Tuning nanocavities of Au@Cu2O yolk–shell nanoparticles for highly selective electroreduction of CO2 to ethanol at low potential

Abstract

The electrosynthesis of high-value ethanol from carbon dioxide and carbon monoxide addresses the need for the large-scale storage of renewable electricity and reduction of carbon emissions. However, the electrosynthesis of ethanol by the CO₂ reduction reaction (CO₂RR) has suffered from low selectivity and energy efficiency. Here, we report a catalyst composed of Au nanoparticles in Cu₂O nanocavities (Au@Cu₂O) that is very active for CO₂ reduction to ethanol through the confinement of the CO intermediate.

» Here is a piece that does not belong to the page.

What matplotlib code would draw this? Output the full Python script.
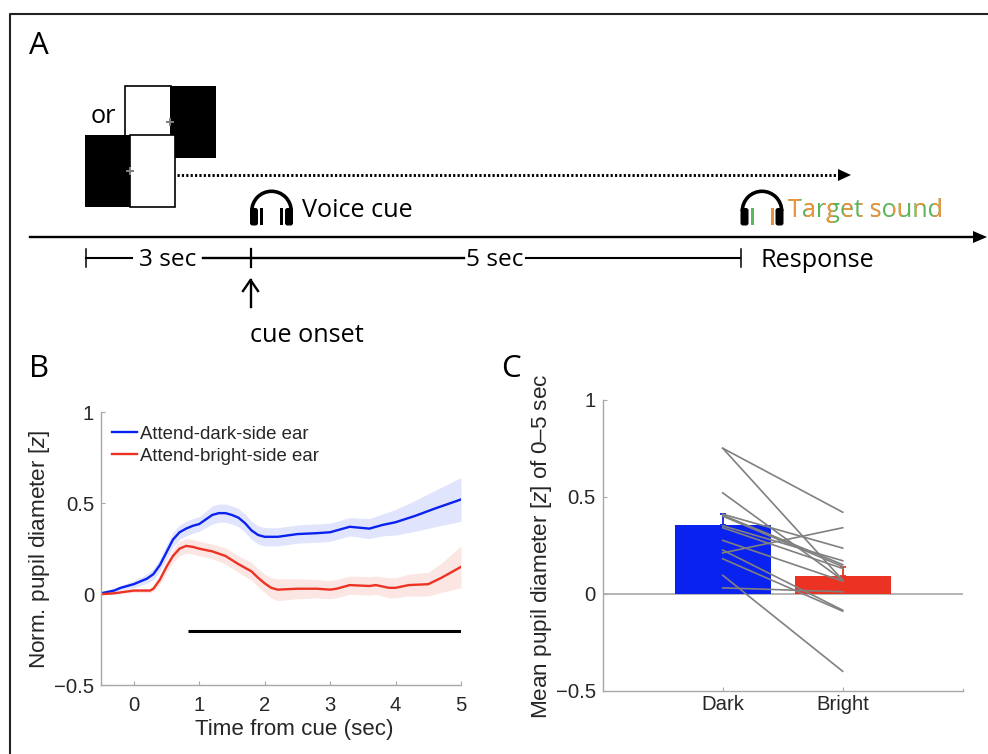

The architecture shows tandem catalysis mechanisms in which CO₂ reduction on Au yolks produces CO filling Cu nanocavities, where a sufficiently high CO concentration due to the confinement effect promotes ethanol formation and then results in an ethanol faradaic efficiency of 52.3% at −0.30 V versus the reversible hydrogen electrode (vs. RHE) via regulating the hollow size of the Cu₂O nanocavities. Such a strategy provides a new way of fabricating various tandem catalysts with high selectivity and efficiency for the CO₂RR.